The newspaper was launched in 2005 and is published in English. In February this year, the Zee Media Group-owned daily closed down the Delhi edition, which was launched in 2016. Following the closure of the Delhi edition, the newspaper’s Jaipur edition too was shut down in the same month. DNA’s Pune and Bengaluru print editions were shut in 2014. With this the newspaper has turned fully digital.
“We write this to seek your support and continued readership as we are advancing in to a new and challenging phase. DNA is turning digital. Over these past few months, DNA has grown multifolds in the digital space,” the editor of the newspaper said in the note.
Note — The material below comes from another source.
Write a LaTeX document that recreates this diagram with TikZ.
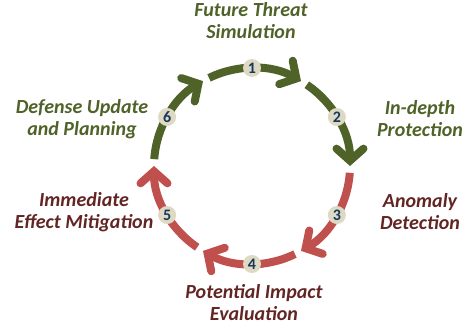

“We thank each one of you for the print readership over the past 14 years. The print publication for Mumbai and Ahmedabad will be ceased effective 10 October 2019, Thursday till further notice,” the editor said.
To strengthen its presence in the digital space, DNA said it will be soon launching a mobile application with more focus on video-based original content.
“In this rapidly evolving market, a very thin line remains between print and digital. There’s duplicity in print and digital readership and the trend shows that our readers, especially the younger audience, prefer reading us on their mobile phone than in print,” the editor said.
The news of shutting down of the DNA’s Mumbai print edition comes just a few months after the closer of the iconic Mumbai tabloid, The Afternoon Despatch and Courier, which was started in 1985 by Behram Contractor, also known as Busybee. This newspaper, which shut down in June this year, served as a launch pad for several well-known journalists in India.
Commenting on the news of closure of the Mumbai and Ahmedabad print editions, Paritosh Joshi of Provocateur Advisory, an independent media and communications consultancy practice, says that this points to a sad trend and is another nail in the coffin of the Indian news media industry.
“There is a completeness that a well-edited newspaper delivers as it covers a wide variety of subjects and topics. When a newspaper goes digital, there is a danger that it may lose that character,” Joshi argues.
However, he says that physical newspapers will continue to thrive in India. “The optimist in me believes that the projected demise of newspapers is a bit of an exaggeration. However, newspapers will need to create a product that will appeal to the younger audience,” he says.